Flare pots used to light Pangnirtung, Nunavut runway after electrical outage
Rain 3 weeks ago played havoc on electrical system
The airport in Pangnirtung, Nunavut, had to revert to an old-time solution to a uniquely northern situation last weekend when its lighting system went down.
Flying into Pangnirtung can be a challenge at the best of times. The community of 1,500 people lies on a strip of land at the edge of a fiord; its runway cuts through the middle of town. On top of that, the community currently gets about three hours of daylight, with the sun setting before 1 p.m.
So when an electrical problem plunged the runway's lighting system into darkness last weekend, it created a big problem for planes trying to land in the community.
Keewatin Air Captain Joel Pensivy piloted his King Air 200 into Pangnirtung on Saturday for a medevac.
"For us to be able to conduct that medevac that night they had revert to an emergency procedure — they put a flare pot candle burner at each runway light."

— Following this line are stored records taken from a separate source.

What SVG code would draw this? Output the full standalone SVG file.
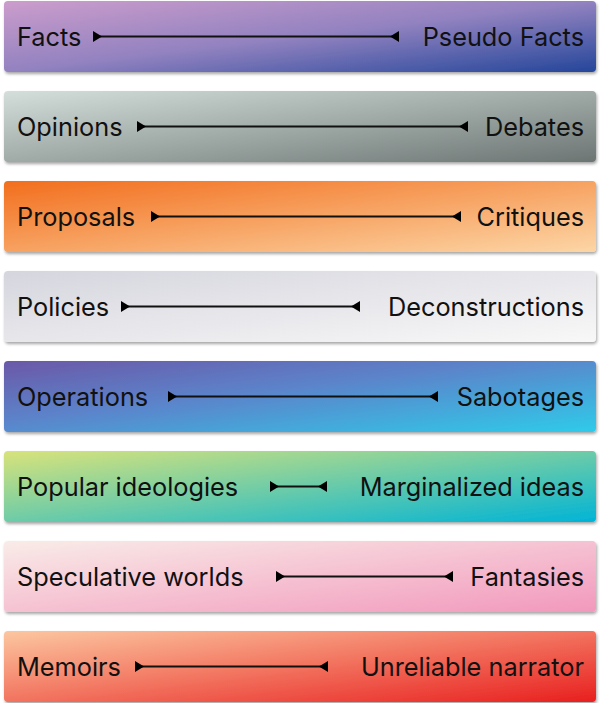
<svg xmlns="http://www.w3.org/2000/svg" width="600" height="703" viewBox="0 0 600 703">
<style>
.bar{filter:url(#sh);}
.t{font-family:Inter,"Noto Sans","Liberation Sans",sans-serif;font-size:25.3px;fill:#111;}
.r{text-anchor:end;}
.c{stroke:#111;stroke-width:2;fill:none;marker-start:url(#ms);marker-end:url(#me);}
</style>
<defs>
<filter id="sh" x="-5%" y="-20%" width="110%" height="150%">
<feDropShadow dx="1" dy="2" stdDeviation="1.5" flood-color="#000" flood-opacity="0.35"/>
</filter>
<marker id="ms" markerUnits="userSpaceOnUse" viewBox="0 0 9 11" refX="0" refY="5.5" markerWidth="9" markerHeight="11" orient="auto"><path d="M0,0 L9,5.5 L0,11 Z" fill="#000"/></marker>
<marker id="me" markerUnits="userSpaceOnUse" viewBox="0 0 9 11" refX="9" refY="5.5" markerWidth="9" markerHeight="11" orient="auto"><path d="M9,0 L0,5.5 L9,11 Z" fill="#000"/></marker>
<linearGradient id="g1" x1="0" y1="0" x2="1" y2="1"><stop offset="0" stop-color="#cc9dcc"/><stop offset="0.5" stop-color="#9282c0"/><stop offset="1" stop-color="#24469a"/></linearGradient>
<linearGradient id="g2" x1="0" y1="0" x2="1" y2="1"><stop offset="0" stop-color="#d4dfdb"/><stop offset="1" stop-color="#6c7573"/></linearGradient>
<linearGradient id="g3" x1="0" y1="0" x2="1" y2="1"><stop offset="0" stop-color="#f26e1d"/><stop offset="1" stop-color="#fcd6a6"/></linearGradient>
<linearGradient id="g4" x1="0" y1="0" x2="1" y2="1"><stop offset="0" stop-color="#d5d5de"/><stop offset="1" stop-color="#f8f8f8"/></linearGradient>
<linearGradient id="g5" x1="0" y1="0" x2="1" y2="1"><stop offset="0" stop-color="#6b58a8"/><stop offset="0.45" stop-color="#5a86cc"/><stop offset="1" stop-color="#2ecbea"/></linearGradient>
<linearGradient id="g6" x1="0" y1="0" x2="1" y2="1"><stop offset="0" stop-color="#d9e37a"/><stop offset="1" stop-color="#00b4d6"/></linearGradient>
<linearGradient id="g7" x1="0" y1="0" x2="1" y2="1"><stop offset="0" stop-color="#f9ece8"/><stop offset="1" stop-color="#f298bc"/></linearGradient>
<linearGradient id="g8" x1="0" y1="0" x2="1" y2="1"><stop offset="0" stop-color="#fcc7a0"/><stop offset="1" stop-color="#e81f1e"/></linearGradient>
</defs>
<g id="row1"><rect class="bar" x="4" y="1" width="592" height="71" rx="4" fill="url(#g1)"/><text class="t" x="17" y="45.5">Facts</text><text class="t r" x="584" y="45.5">Pseudo Facts</text></g>
<g id="row2"><rect class="bar" x="4" y="91" width="592" height="71" rx="4" fill="url(#g2)"/><text class="t" x="17" y="135.5">Opinions</text><text class="t r" x="584" y="135.5">Debates</text></g>
<g id="row3"><rect class="bar" x="4" y="181" width="592" height="71" rx="4" fill="url(#g3)"/><text class="t" x="17" y="225.5">Proposals</text><text class="t r" x="584" y="225.5">Critiques</text></g>
<g id="row4"><rect class="bar" x="4" y="271" width="592" height="71" rx="4" fill="url(#g4)"/><text class="t" x="17" y="315.5">Policies</text><text class="t r" x="584" y="315.5">Deconstructions</text></g>
<g id="row5"><rect class="bar" x="4" y="361" width="592" height="71" rx="4" fill="url(#g5)"/><text class="t" x="17" y="405.5">Operations</text><text class="t r" x="584" y="405.5">Sabotages</text></g>
<g id="row6"><rect class="bar" x="4" y="451" width="592" height="71" rx="4" fill="url(#g6)"/><text class="t" x="17" y="495.5">Popular ideologies</text><text class="t r" x="584" y="495.5">Marginalized ideas</text></g>
<g id="row7"><rect class="bar" x="4" y="541" width="592" height="71" rx="4" fill="url(#g7)"/><text class="t" x="17" y="585.5">Speculative worlds</text><text class="t r" x="584" y="585.5">Fantasies</text></g>
<g id="row8"><rect class="bar" x="4" y="631" width="592" height="71" rx="4" fill="url(#g8)"/><text class="t" x="17" y="675.5">Memoirs</text><text class="t r" x="584" y="675.5">Unreliable narrator</text></g>
<g id="connectors">
<line class="c" x1="93" y1="36.5" x2="399" y2="36.5"/>
<line class="c" x1="137" y1="126.5" x2="468" y2="126.5"/>
<line class="c" x1="151" y1="216.5" x2="461" y2="216.5"/>
<line class="c" x1="121" y1="306.5" x2="360" y2="306.5"/>
<line class="c" x1="168" y1="396.5" x2="438" y2="396.5"/>
<line class="c" x1="270" y1="486.5" x2="327" y2="486.5"/>
<line class="c" x1="276" y1="576.5" x2="453" y2="576.5"/>
<line class="c" x1="135" y1="666.5" x2="328" y2="666.5"/>
</g>
</svg>
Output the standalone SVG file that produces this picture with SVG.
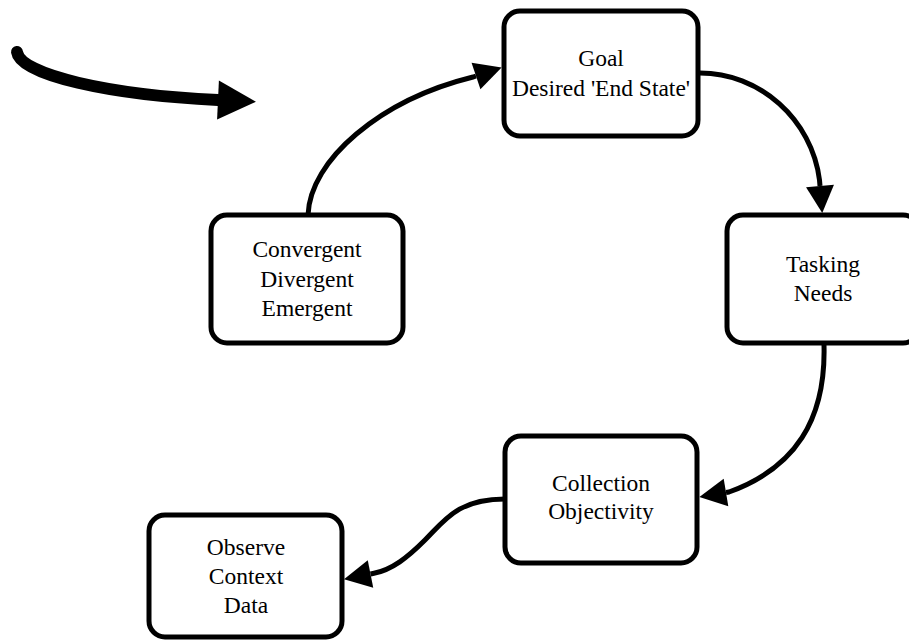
<svg xmlns="http://www.w3.org/2000/svg" width="909" height="640" viewBox="0 0 909 640">
<style>
  .box { fill: #ffffff; stroke: #000000; stroke-width: 5; }
  .lbl { font-family: "Liberation Serif", "Times New Roman", serif; font-size: 23.5px; fill: #000000; text-anchor: middle; }
  .edge { fill: none; stroke: #000000; stroke-width: 5; }
  .big { fill: none; stroke: #000000; stroke-width: 12; stroke-linecap: round; }
</style>
<defs>
  <marker id="ah" markerUnits="userSpaceOnUse" markerWidth="30" markerHeight="30" viewBox="0 -15 30 30" refX="0" refY="0" orient="auto" overflow="visible">
    <path d="M0,-14 L27,0 L0,14 z" fill="#000000"/>
  </marker>
  <marker id="ahBig" markerUnits="userSpaceOnUse" markerWidth="40" markerHeight="40" viewBox="0 -20 40 40" refX="0" refY="0" orient="auto" overflow="visible">
    <path d="M0,-19.5 L38,0 L0,19.5 z" fill="#000000"/>
  </marker>
</defs>
<rect width="909" height="640" fill="#ffffff"/>
<g id="connectors">
  <path class="big" d="M17,52 C20,75 110,95 218,100" marker-end="url(#ahBig)"/>
  <path class="edge" d="M308,215 C310,160 380,100 473,77 L476,76" marker-end="url(#ah)"/>
  <path class="edge" d="M698,73 C760,72 812,120 819.5,180 L820,186" marker-end="url(#ah)"/>
  <path class="edge" d="M824,345 C826,420 795,468 729,492 L726,492.5" marker-end="url(#ah)"/>
  <path class="edge" d="M505,499 C458,499 445,520 425,540 C408,557 392,570 373,573.5 L370.5,574" marker-end="url(#ah)"/>
</g>
<g id="goal">
  <rect class="box" x="504" y="11" width="194" height="125" rx="16"/>
  <text class="lbl" x="601" y="66">Goal</text>
  <text class="lbl" x="601" y="96">Desired 'End State'</text>
</g>
<g id="convergent">
  <rect class="box" x="211" y="215" width="192" height="128" rx="16"/>
  <text class="lbl" x="307" y="257">Convergent</text>
  <text class="lbl" x="307" y="287">Divergent</text>
  <text class="lbl" x="307" y="316">Emergent</text>
</g>
<g id="tasking">
  <rect class="box" x="727" y="215" width="192" height="128" rx="16"/>
  <text class="lbl" x="823" y="272">Tasking</text>
  <text class="lbl" x="823" y="301">Needs</text>
</g>
<g id="collection">
  <rect class="box" x="505" y="436" width="192" height="127" rx="16"/>
  <text class="lbl" x="601" y="491">Collection</text>
  <text class="lbl" x="601" y="519">Objectivity</text>
</g>
<g id="observe">
  <rect class="box" x="149" y="515" width="193" height="122" rx="16"/>
  <text class="lbl" x="246" y="555">Observe</text>
  <text class="lbl" x="246" y="584">Context</text>
  <text class="lbl" x="246" y="613">Data</text>
</g>
</svg>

Flare pots are a throwback to the pioneering days of bush pilots, when they were often used to light remote landing strips. But they aren't so common these days.
McKay said the pots came in handy, but they require a lot of time and attention.
"There's a little bit more work involved, but it did maintain flights and that's what kept the community going for the weekend."
McKay suspects ground water from rain several weeks ago affected the wiring of the lighting system. Electricians were flown in and dug into the frozen gravel runway to fix the system.
By Tuesday the runway's lights were fully operational again.